Restate, exactly and without pictures, the lines from the start of the listing below through the line holding "from matplotlib.patches import PathPatch".

####

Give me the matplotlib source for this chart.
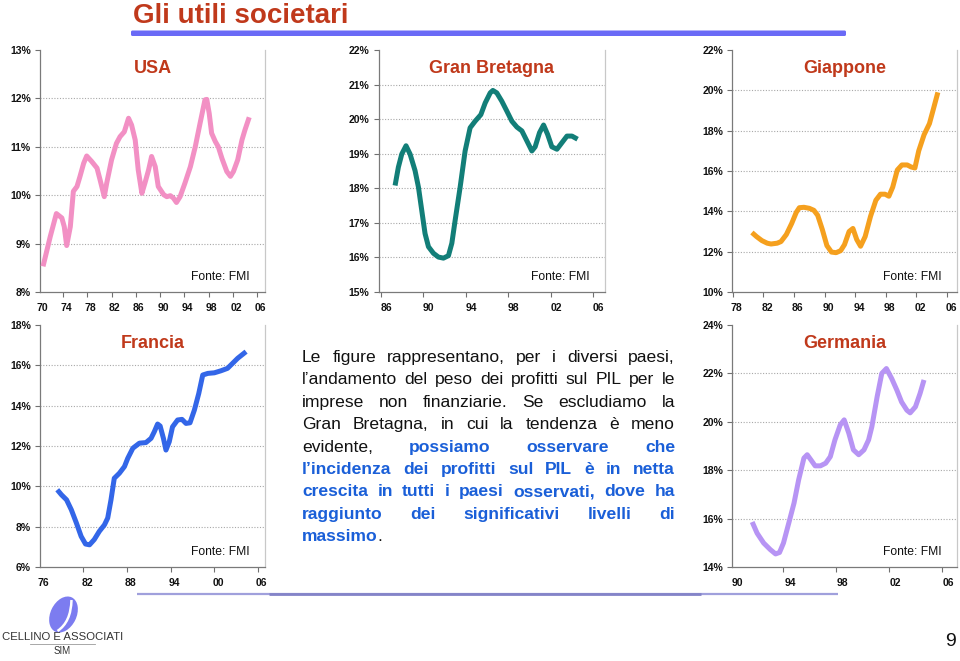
import matplotlib
matplotlib.use("Agg")
import matplotlib.pyplot as plt
from matplotlib.patches import Ellipse, FancyBboxPatch
from matplotlib.path import Path
from matplotlib.patches import PathPatch

plt.rcParams['font.family'] = ['Liberation Sans', 'DejaVu Sans']

# ---------------- data ----------------
title_text = "Gli utili societari"
source_text = "Fonte: FMI"

usa_title = "USA"
usa_years = [1970.2, 1971.4, 1972.4, 1973.3, 1973.7, 1974.1, 1974.7, 1975.2, 1975.8, 1976.3,
             1976.9, 1977.4, 1978.2, 1979.1, 1979.6, 1980.3, 1980.7, 1981.5, 1982.3, 1982.9,
             1983.6, 1984.3, 1984.8, 1985.4, 1985.9, 1986.5, 1987.0, 1987.6, 1988.1, 1988.7,
             1989.2, 1990.1, 1990.6, 1991.2, 1991.7, 1992.2, 1992.8, 1993.6, 1994.5, 1995.3,
             1996.1, 1996.9, 1997.2, 1997.6, 1998.0, 1998.6, 1999.1, 1999.7, 2000.5, 2001.1,
             2001.6, 2002.3, 2003.0, 2003.5, 2004.2]
usa_vals = [8.53, 9.15, 9.62, 9.53, 9.35, 8.96, 9.35, 10.08, 10.18, 10.39,
            10.66, 10.81, 10.70, 10.56, 10.32, 9.97, 10.25, 10.73, 11.07, 11.21,
            11.31, 11.59, 11.45, 11.14, 10.52, 10.04, 10.25, 10.52, 10.80, 10.59,
            10.18, 10.01, 9.97, 9.99, 9.94, 9.85, 9.97, 10.25, 10.59, 11.00,
            11.49, 11.97, 11.98, 11.69, 11.28, 11.11, 11.00, 10.76, 10.49, 10.39,
            10.49, 10.73, 11.14, 11.35, 11.61]
usa_yticks = [8, 9, 10, 11, 12, 13]
usa_xticks = [1970, 1974, 1978, 1982, 1986, 1990, 1994, 1998, 2002, 2006]
usa_xlabels = ["70", "74", "78", "82", "86", "90", "94", "98", "02", "06"]

gb_title = "Gran Bretagna"
gb_years = [1986.85, 1987.16, 1987.48, 1987.88, 1988.26, 1988.73, 1989.05, 1989.36, 1989.67, 1989.99,
            1990.46, 1990.93, 1991.40, 1991.87, 1992.19, 1992.50, 1992.97, 1993.44, 1993.91, 1994.38,
            1994.92, 1995.33, 1995.80, 1996.05, 1996.42, 1996.89, 1997.37, 1997.84, 1998.31, 1998.78,
            1999.25, 1999.72, 2000.03, 2000.44, 2000.82, 2001.20, 2001.60, 2002.08, 2002.55, 2003.02,
            2003.49, 2004.02]
gb_vals = [18.08, 18.61, 18.99, 19.23, 18.99, 18.51, 18.03, 17.36, 16.69, 16.31,
           16.12, 16.01, 15.98, 16.05, 16.41, 17.07, 18.03, 19.08, 19.75, 19.94,
           20.13, 20.47, 20.76, 20.83, 20.76, 20.52, 20.23, 19.94, 19.77, 19.66,
           19.37, 19.08, 19.20, 19.61, 19.83, 19.56, 19.20, 19.13, 19.32, 19.51,
           19.51, 19.42]
gb_yticks = [15, 16, 17, 18, 19, 20, 21, 22]
gb_xticks = [1986, 1990, 1994, 1998, 2002, 2006]
gb_xlabels = ["86", "90", "94", "98", "02", "06"]

jp_title = "Giappone"
jp_years = [1980.0, 1980.6, 1981.3, 1982.0, 1982.5, 1983.3, 1983.8, 1984.5, 1985.2, 1985.8,
            1986.2, 1986.8, 1987.5, 1988.1, 1988.6, 1989.2, 1989.8, 1990.4, 1991.0, 1991.6,
            1992.1, 1992.7, 1993.2, 1993.7, 1994.2, 1994.8, 1995.5, 1996.2, 1996.8, 1997.4,
            1997.9, 1998.4, 1999.0, 1999.6, 2000.3, 2000.8, 2001.3, 2001.8, 2002.5, 2003.2,
            2003.7, 2004.3]
jp_vals = [12.95, 12.75, 12.55, 12.42, 12.38, 12.42, 12.50, 12.85, 13.40, 13.95,
           14.18, 14.20, 14.15, 14.05, 13.80, 13.10, 12.30, 11.98, 11.95, 12.05,
           12.35, 13.00, 13.15, 12.60, 12.27, 12.75, 13.75, 14.55, 14.85, 14.85,
           14.75, 15.20, 16.05, 16.30, 16.30, 16.20, 16.15, 17.00, 17.80, 18.35,
           19.05, 19.90]
jp_yticks = [10, 12, 14, 16, 18, 20, 22]
jp_xticks = [1978, 1982, 1986, 1990, 1994, 1998, 2002, 2006]
jp_xlabels = ["78", "82", "86", "90", "94", "98", "02", "06"]

fr_title = "Francia"
fr_years = [1977.92, 1978.5, 1979.2, 1979.85, 1980.55, 1981.2, 1981.8, 1982.35, 1983.0, 1983.7,
            1984.4, 1984.85, 1985.3, 1985.75, 1986.45, 1987.15, 1987.6, 1988.3, 1989.2, 1990.1,
            1990.8, 1991.25, 1991.7, 1992.05, 1992.5, 1992.85, 1993.3, 1993.75, 1994.45, 1995.05,
            1995.6, 1996.15, 1996.75, 1997.35, 1997.9, 1998.6, 1999.5, 2000.4, 2001.3, 2002.0,
            2002.7, 2003.85]
fr_vals = [9.83, 9.58, 9.33, 8.84, 8.18, 7.52, 7.14, 7.10, 7.36, 7.77,
           8.09, 8.43, 9.33, 10.40, 10.65, 10.98, 11.39, 11.89, 12.14, 12.17,
           12.38, 12.71, 13.09, 12.99, 12.38, 11.80, 12.21, 12.95, 13.29, 13.32,
           13.12, 13.15, 13.78, 14.60, 15.52, 15.60, 15.63, 15.73, 15.85, 16.10,
           16.35, 16.68]
fr_yticks = [6, 8, 10, 12, 14, 16, 18]
fr_xticks = [1976, 1982, 1988, 1994, 2000, 2006]
fr_xlabels = ["76", "82", "88", "94", "00", "06"]

de_title = "Germania"
de_years = [1991.13, 1991.5, 1992.0, 1992.5, 1992.9, 1993.2, 1993.5, 1993.9, 1994.3, 1994.65,
            1995.05, 1995.3, 1995.55, 1995.9, 1996.3, 1996.7, 1997.05, 1997.4, 1997.8, 1998.1,
            1998.45, 1998.8, 1999.2, 1999.6, 1999.95, 2000.2, 2000.6, 2000.95, 2001.3, 2001.7,
            2002.1, 2002.45, 2002.85, 2003.1, 2003.5, 2003.85, 2004.15]
de_vals = [15.86, 15.40, 14.99, 14.72, 14.54, 14.60, 14.99, 15.81, 16.64, 17.60,
           18.50, 18.64, 18.45, 18.18, 18.18, 18.29, 18.56, 19.25, 19.87, 20.08,
           19.53, 18.84, 18.64, 18.84, 19.25, 19.80, 21.04, 22.00, 22.20, 21.79,
           21.30, 20.82, 20.48, 20.37, 20.62, 21.17, 21.73]
de_yticks = [14, 16, 18, 20, 22, 24]
de_xticks = [1990, 1994, 1998, 2002, 2006]
de_xlabels = ["90", "94", "98", "02", "06"]

body_lines = [
    [[("Le", "k")], [("figure", "k")], [("rappresentano,", "k")], [("per", "k")], [("i", "k")],
     [("diversi", "k")], [("paesi,", "k")]],
    [[("l\u2019andamento", "k")], [("del", "k")], [("peso", "k")], [("dei", "k")], [("profitti", "k")],
     [("sul", "k")], [("PIL", "k")], [("per", "k")], [("le", "k")]],
    [[("imprese", "k")], [("non", "k")], [("finanziarie.", "k")], [("Se", "k")], [("escludiamo", "k")],
     [("la", "k")]],
    [[("Gran", "k")], [("Bretagna,", "k")], [("in", "k")], [("cui", "k")], [("la", "k")],
     [("tendenza", "k")], [("\u00e8", "k")], [("meno", "k")]],
    [[("evidente,", "k")], [("possiamo", "b")], [("osservare", "b")], [("che", "b")]],
    [[("l\u2019incidenza", "b")], [("dei", "b")], [("profitti", "b")], [("sul", "b")], [("PIL", "b")],
     [("\u00e8", "b")], [("in", "b")], [("netta", "b")]],
    [[("crescita", "b")], [("in", "b")], [("tutti", "b")], [("i", "b")], [("paesi", "b")],
     [("osservati,", "b")], [("dove", "b")], [("ha", "b")]],
    [[("raggiunto", "b")], [("dei", "b")], [("significativi", "b")], [("livelli", "b")], [("di", "b")]],
    [[("massimo", "b"), (".", "k")]],
]

logo_name = "CELLINO E ASSOCIATI"
logo_sub = "SIM"
page_number = "9"

# ---------------- styles ----------------
W, H = 960, 661
fig = plt.figure(figsize=(W / 100, H / 100), dpi=100)
fig.patch.set_facecolor("white")

TITLE_RED = "#C0391B"
BLUE_TXT = "#1A5FD8"


def px_axes(left, top, right, bottom):
    return fig.add_axes([left / W, 1 - bottom / H, (right - left) / W, (bottom - top) / H])


def make_panel(box, xlim, years, vals, color, yticks, xticks, xlabels, title):
    ax = px_axes(*box)
    ax.plot(years, vals, color=color, lw=3.6, solid_capstyle="butt",
            solid_joinstyle="round", zorder=3)
    ax.set_xlim(*xlim)
    ax.set_ylim(yticks[0], yticks[-1])
    ax.set_yticks(yticks)
    ax.set_yticklabels([f"{v}%" for v in yticks])
    for v in yticks[1:-1]:
        ax.axhline(v, color="#A8A8A8", lw=0.8, ls=(0, (1, 1.5)), zorder=1)
    ax.set_xticks(xticks)
    ax.set_xticklabels(xlabels)
    ax.set_xticks([t - 0.5 for t in xticks if t - 0.5 >= xlim[0]], minor=True)
    ax.tick_params(axis="x", which="major", length=0, pad=8)
    ax.tick_params(axis="x", which="minor", length=3.5, width=0.8, color="#707070",
                   direction="out")
    ax.tick_params(axis="y", which="major", length=3.5, width=0.8, color="#707070",
                   direction="out", pad=3)
    for lab in ax.get_xticklabels() + ax.get_yticklabels():
        lab.set_fontweight("bold")
        lab.set_fontsize(7.5)
        lab.set_color("#111111")
    ax.spines["top"].set_visible(False)
    ax.spines["left"].set_color("#7A7A7A")
    ax.spines["bottom"].set_color("#7A7A7A")
    ax.spines["right"].set_color("#C8C8C8")
    for s in ax.spines.values():
        s.set_linewidth(0.9)
    ax.text(0.5, 0.925, title, transform=ax.transAxes, ha="center", va="center",
            fontsize=13, fontweight="bold", color=TITLE_RED)
    ax.text(0.93, 0.063, source_text, transform=ax.transAxes, ha="right", va="center",
            fontsize=8.7, color="#111111")
    return ax


make_panel((40, 50, 265, 292), (1969.7, 2006.8), usa_years, usa_vals, "#F290C4",
           usa_yticks, usa_xticks, usa_xlabels, usa_title)
make_panel((378.6, 50, 605, 292), (1985.3, 2006.6), gb_years, gb_vals, "#127E78",
           gb_yticks, gb_xticks, gb_xlabels, gb_title)
make_panel((732, 50, 957, 292), (1977.4, 2006.8), jp_years, jp_vals, "#F5A01E",
           jp_yticks, jp_xticks, jp_xlabels, jp_title)
make_panel((40, 325, 265, 567), (1975.55, 2006.45), fr_years, fr_vals, "#3366E8",
           fr_yticks, fr_xticks, fr_xlabels, fr_title)
make_panel((732, 325, 957, 567), (1989.6, 2006.65), de_years, de_vals, "#B794F4",
           de_yticks, de_xticks, de_xlabels, de_title)

# ---------------- overlay (pixel coordinates) ----------------
ov = fig.add_axes([0, 0, 1, 1])
ov.set_xlim(0, W)
ov.set_ylim(H, 0)
ov.axis("off")
ov.patch.set_alpha(0)

ov.text(133, 16, title_text, fontsize=20, fontweight="bold", color=TITLE_RED,
        ha="left", va="center")
ov.add_patch(FancyBboxPatch((131, 30.5), 715, 5.5, boxstyle="round,pad=0,rounding_size=1.5",
                            fc="#6A6AF6", ec="none"))

# bottom rule
ov.plot([137, 838], [594, 594], color="#A0A0DC", lw=1.6, solid_capstyle="butt")
ov.plot([269, 701], [594, 594], color="#8484C8", lw=2.0, solid_capstyle="butt")

# justified body text
renderer = fig.canvas.get_renderer()
STY = {
    "k": dict(color="#111111", fontweight="normal"),
    "b": dict(color=BLUE_TXT, fontweight="bold"),
}
X0, X1 = 302, 675
Y0, DY = 362, 22.4
FS = 12.6
for i, words in enumerate(body_lines):
    y = Y0 + i * DY
    items = []
    for w in words:
        parts = [ov.text(0, y, txt, fontsize=FS, ha="left", va="baseline", **STY[st])
                 for txt, st in w]
        items.append(parts)
    widths = [[p.get_window_extent(renderer).width for p in parts] for parts in items]
    total = sum(sum(ws) for ws in widths)
    last = (i == len(body_lines) - 1)
    gap = 4.8 if (last or len(items) < 2) else (X1 - X0 - total) / (len(items) - 1)
    x = X0
    for parts, ws in zip(items, widths):
        for j, (p, wpx) in enumerate(zip(parts, ws)):
            p.set_x(x)
            x += wpx
        x += gap

# logo
ov.add_patch(Ellipse((63.5, 614.5), 38, 26, angle=-64, fc="#7C7CF0", ec="none"))
verts = [(57.5, 631), (71, 622), (71.5, 600)]
ov.add_patch(PathPatch(Path(verts, [Path.MOVETO, Path.CURVE3, Path.CURVE3]),
                       fc="none", ec="white", lw=1.8))
ov.text(62.5, 636.5, logo_name, fontsize=8.2, ha="center", va="center", color="#333333")
ov.plot([30, 95], [643.5, 643.5], color="#9A9A9A", lw=0.6)
ov.text(62.5, 651.5, logo_sub, fontsize=7, ha="center", va="center", color="#333333")

ov.text(950, 641, page_number, fontsize=14, ha="center", va="center", color="#111111")

fig.savefig("out.png", dpi=100)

####

(Response to this exercise)
Give me the matplotlib source for this chart.
import matplotlib
matplotlib.use("Agg")
import matplotlib.pyplot as plt
from matplotlib.patches import Ellipse, FancyBboxPatch
from matplotlib.path import Path
from matplotlib.patches import PathPatch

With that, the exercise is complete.